Ebbene, dovrà essere figurativamente largo, che possa metterci nella condizione di trarne idee e che faccia quindi scatenare la nostra immaginazione, così da creare un ventaglio di possibilità, apprezzabili e odiabili. Nel nostro mondo, quello del 2.0 (magari anche del 3), i più che leggeranno questo scritto si auto indirizzeranno sicuramente verso un solo e unico non-elemento: Internet. “Puoi arrivare ovunque, sul web”, la frase che solitamente viene detta ai nonni dai nipoti ogni qualvolta si trovano nella scomoda situazione di dover spiegare come sia possibile conoscere le previsioni meteo della settimana seguente, senza guardare la tv. Eppure, sento di dover dissentire. Internet non arriva ovunque, e allo stesso modo non è affatto ampio, anzi, è limitato, e la prima cosa che indica questo limite è la barra verticale lampeggiante sotto alla scritta colorata “Google”. Il vuoto. Ed è forse ampio il vuoto? Io non credo, ma è solo la mia opinione.

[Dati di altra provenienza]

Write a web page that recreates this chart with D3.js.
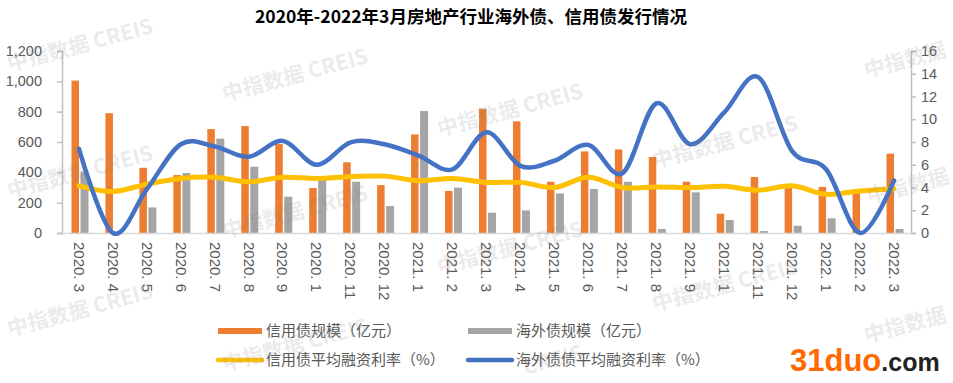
<!DOCTYPE html>
<html>
<head>
<meta charset="utf-8">
<script src="https://cdn.jsdelivr.net/npm/d3@7"></script>
<style>
html,body{margin:0;padding:0;background:#fff;}
svg{display:block;}
</style>
</head>
<body>
<svg id="chart" width="953" height="383"></svg>
<script>
const categories = ["2020. 3","2020. 4","2020. 5","2020. 6","2020. 7","2020. 8","2020. 9","2020. 1","2020. 11","2020. 12","2021. 1","2021. 2","2021. 3","2021. 4","2021. 5","2021. 6","2021. 7","2021. 8","2021. 9","2021. 1","2021. 11","2021. 12","2022. 1","2022. 2","2022. 3"];
const creditScale = [1005, 790, 430, 382, 685, 705, 586, 297, 466, 316, 650, 277, 819, 736, 338, 538, 551, 501, 338, 127, 369, 304, 304, 278, 523];
const overseasScale = [404, 0, 169, 395, 622, 437, 239, 371, 338, 178, 804, 299, 134, 149, 261, 290, 338, 26, 268, 86, 13, 48, 97, 0, 26];
const creditRate = [4.15, 3.65, 4.3, 4.8, 4.9, 4.5, 4.9, 4.8, 4.95, 5.0, 4.6, 4.8, 4.45, 4.45, 4.0, 4.9, 4.0, 4.05, 4.0, 4.1, 3.75, 4.15, 3.4, 3.7, 3.9];
const overseasRate = [7.4, 0, 3.85, 7.8, 7.6, 6.7, 8.1, 6.0, 7.97, 7.8, 6.8, 5.6, 8.85, 5.9, 6.35, 7.75, 5.25, 11.4, 7.8, 10.6, 13.7, 7.2, 5.6, 0, 4.6];
const leftTicks = [0, 200, 400, 600, 800, 1000, 1200];
const rightTicks = [0, 2, 4, 6, 8, 10, 12, 14, 16];
const title = "2020年-2022年3月房地产行业海外债、信用债发行情况";
const legendLabels = ["信用债规模（亿元）", "海外债规模（亿元）", "信用债平均融资利率（%）", "海外债债平均融资利率（%）"];
const watermarkTexts = ["中指数据 CREIS", "中指数据", "CREIS"];

const C_ORANGE = "#ED7D31", C_GRAY = "#A5A5A5", C_YELLOW = "#FFC000", C_BLUE = "#4472C4";
const TXT = "#595959", AXIS = "#BFBFBF";
const FONT = "'Noto Sans CJK SC','Noto Sans',sans-serif";
const NUMFONT = "'Liberation Sans','Noto Sans',sans-serif";

const svg = d3.select("#chart");
const L = 62, R = 911, T = 51, B = 233;

const x = d3.scaleBand().domain(d3.range(categories.length)).range([L, R]).padding(0);
const yL = d3.scaleLinear().domain([0, 1200]).range([B, T]);
const yR = d3.scaleLinear().domain([0, 16]).range([B, T]);

// Title
svg.append("text").attr("x", 471).attr("y", 23).attr("text-anchor", "middle")
  .attr("font-family", FONT).attr("font-weight", "bold").attr("font-size", 17.5)
  .attr("fill", "#000").text(title);

// Left axis
const gL = svg.append("g").attr("transform", `translate(${L},0)`)
  .call(d3.axisLeft(yL).tickValues(leftTicks).tickSize(5).tickPadding(15).tickFormat(d3.format(",")));
gL.select(".domain").attr("stroke", AXIS).attr("stroke-width", 1.5);
gL.selectAll(".tick line").attr("stroke", AXIS).attr("stroke-width", 1.5);
gL.selectAll(".tick text").attr("fill", TXT).attr("font-family", NUMFONT).attr("font-size", 14.5);

// Right axis
const gR = svg.append("g").attr("transform", `translate(${R},0)`)
  .call(d3.axisRight(yR).tickValues(rightTicks).tickSize(5).tickPadding(5));
gR.select(".domain").attr("stroke", AXIS).attr("stroke-width", 1.5);
gR.selectAll(".tick line").attr("stroke", AXIS).attr("stroke-width", 1.5);
gR.selectAll(".tick text").attr("fill", TXT).attr("font-family", NUMFONT).attr("font-size", 14.5);

// Bars
const bw = x.bandwidth();
svg.append("g").selectAll("rect.c").data(creditScale).join("rect")
  .attr("x", (d, i) => x(i) + bw / 2 - 7.5).attr("width", 7.5)
  .attr("y", d => yL(d)).attr("height", d => B - yL(d)).attr("fill", C_ORANGE);
svg.append("g").selectAll("rect.o").data(overseasScale).join("rect")
  .attr("x", (d, i) => x(i) + bw / 2 + 1.5).attr("width", 8)
  .attr("y", d => yL(d)).attr("height", d => B - yL(d)).attr("fill", C_GRAY);

// X axis
const gX = svg.append("g").attr("transform", `translate(0,${B})`)
  .call(d3.axisBottom(x).tickSize(0).tickFormat(i => categories[i]));
gX.select(".domain").attr("stroke", "#D9D9D9").attr("stroke-width", 1.5);
gX.selectAll(".tick text")
  .attr("font-family", NUMFONT).attr("font-size", 15).attr("fill", TXT)
  .attr("transform", "rotate(90)").attr("text-anchor", "start")
  .attr("x", 9).attr("y", 0).attr("dy", "0.35em");

// Lines
const lineC = d3.line().x((d, i) => x(i) + bw / 2).y(d => yR(d)).curve(d3.curveCardinal.tension(0));
svg.append("path").datum(creditRate).attr("d", lineC).attr("fill", "none")
  .attr("stroke", C_YELLOW).attr("stroke-width", 5).attr("stroke-linecap", "round");
svg.append("path").datum(overseasRate).attr("d", lineC).attr("fill", "none")
  .attr("stroke", C_BLUE).attr("stroke-width", 4.5).attr("stroke-linecap", "round");

// Legend
const legend = [
  {x: 218, y: 331, type: "bar", color: C_ORANGE, label: legendLabels[0]},
  {x: 468, y: 331, type: "bar", color: C_GRAY, label: legendLabels[1]},
  {x: 218, y: 360, type: "line", color: C_YELLOW, label: legendLabels[2]},
  {x: 468, y: 360, type: "line", color: C_BLUE, label: legendLabels[3]}
];
const lg = svg.append("g");
legend.forEach(d => {
  if (d.type === "bar") {
    lg.append("rect").attr("x", d.x).attr("y", d.y - 3).attr("width", 44).attr("height", 6).attr("fill", d.color);
  } else {
    lg.append("line").attr("x1", d.x).attr("x2", d.x + 44).attr("y1", d.y).attr("y2", d.y)
      .attr("stroke", d.color).attr("stroke-width", 4.5).attr("stroke-linecap", "round");
  }
  lg.append("text").attr("x", d.x + 48).attr("y", d.y).attr("dy", "0.35em")
    .attr("font-family", FONT).attr("font-size", 15).attr("fill", TXT).text(d.label);
});

// Watermarks
const wmPos = [[80, 45, 0], [80, 172, 0], [80, 310, 0], [295, 75, 0], [295, 212, 0], [295, 345, 0], [510, 110, 0], [510, 248, 0], [553, 360, 2],
  [725, 142, 0], [725, 285, 0], [905, 60, 1], [908, 186, 1], [905, 325, 1]];
const wm = svg.append("g").attr("pointer-events", "none");
wmPos.forEach(p => {
  wm.append("text").attr("transform", `translate(${p[0]},${p[1]}) rotate(-15)`)
    .attr("text-anchor", "middle").attr("dy", "0.35em")
    .attr("font-family", FONT).attr("font-weight", "bold").attr("font-size", 21)
    .attr("fill", "#808080").attr("fill-opacity", 0.18).text(watermarkTexts[p[2]]);
});

// Site logo
const logo = svg.append("text").attr("x", 790).attr("y", 371)
  .attr("font-family", NUMFONT).attr("font-weight", "bold");
logo.append("tspan").attr("font-size", 31).attr("fill", "#FF6A00").text("31duo");
logo.append("tspan").attr("font-size", 25).attr("fill", "#222").text(".com");
</script>
</body>
</html>
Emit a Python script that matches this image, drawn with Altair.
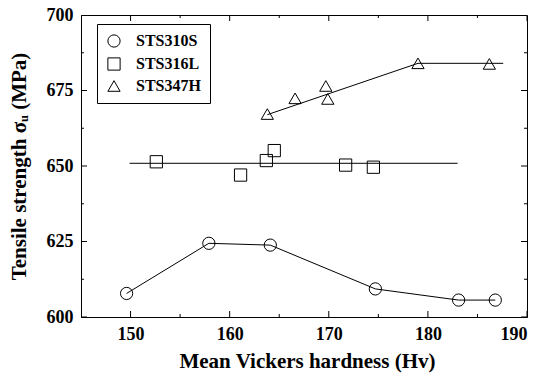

Esiste ben di più, e in particolar modo, questa ampiezza trova un caldo focolare davanti al quale a cui poter essere sé stessa, in una casa che troppo spesso viene trascurata: la letteratura. Eccolo, dunque il valore fondamentale (e soggettivo) da attribuire. Ampiezza. Valore o meno che sia, si tratta lo stesso di qualcosa in cui credere (o non credere); d’altronde, riallacciandoci ai quesiti di prima, chi stabilisce quali sono i valori? Calvino, nelle Lezioni Americane, conferisce alla “Leggerezza” il titolo di valore: perché non farlo anche con l’ampiezza, dunque. Cosa porti a questa considerazione, non mi è ben chiaro, ho lasciato che il flusso mi trasportasse ad asserire tutto ciò; quel che so, però, è che la ritengo vera.

La letteratura è ampiezza, in ogni forma, qualunque sia lo stile utilizzato, a prescindere dal colore della copertina del libro, per ogni lettore che ci si trovi a contatto.

Avrei voluto parlare di come l’idea di leggere, o più semplicemente quella di aprire un libro, per me simboleggi un forte sentimento di evasione, ma evadere è strettamente connesso al punto di arrivo che si vuole raggiungere ogni volta che si prova a farlo, e quel punto non potrà che essere inesorabilmente ampio. Provate a riflettere: qual è il luogo per antonomasia da cui si cerca di evadere? Ovviamente una prigione, stretta, grigia e contundente; e allora verrà piuttosto naturale immaginare la fuga in uno spazio aperto, luminoso e morbido. In altre parole, ampio. Ecco perché l’ampiezza. Qualsivoglia sia la prigione da cui si cerca di scappare, la letteratura fornirà sempre un biglietto di sola andata quotidiano, per soccorrerci nell’impresa. Mi piace pensare, inoltre, che questo concetto sia ben presente nella mente di ogni lettore e che, ogni giorno, il suddetto trascorra le sue giornate in attesa di raggiungere quel bosco primaverile sconfinato, o quella vetta dal panorama silenzioso. Questa è la letteratura, oltre i contenuti e oltre la forma. Qualcosa di superiore. È Ampiezza, con la maiuscola. Concludo spezzando una lancia in favore della mia tesi, citando, più o meno fedelmente, un frammento di letteratura moderna che parla proprio di questo sostantivo, che soltanto per oggi, magari, chiameremo valore. Pennac, nel suo Il paradiso degli orchi ha giustamente scritto:

“Gli orari della vita dovrebbero prevedere un momento preciso della giornata, in cui ci si potrebbe impietosire sulla propria sorte. Un momento non occupato dal lavoro o dai pasti, perfettamente libero; una spiaggia deserta in cui si potrebbe starsene tranquilli a misurare l’ampiezza del disastro. Con questo davanti agli occhi, la giornata sarebbe migliore”.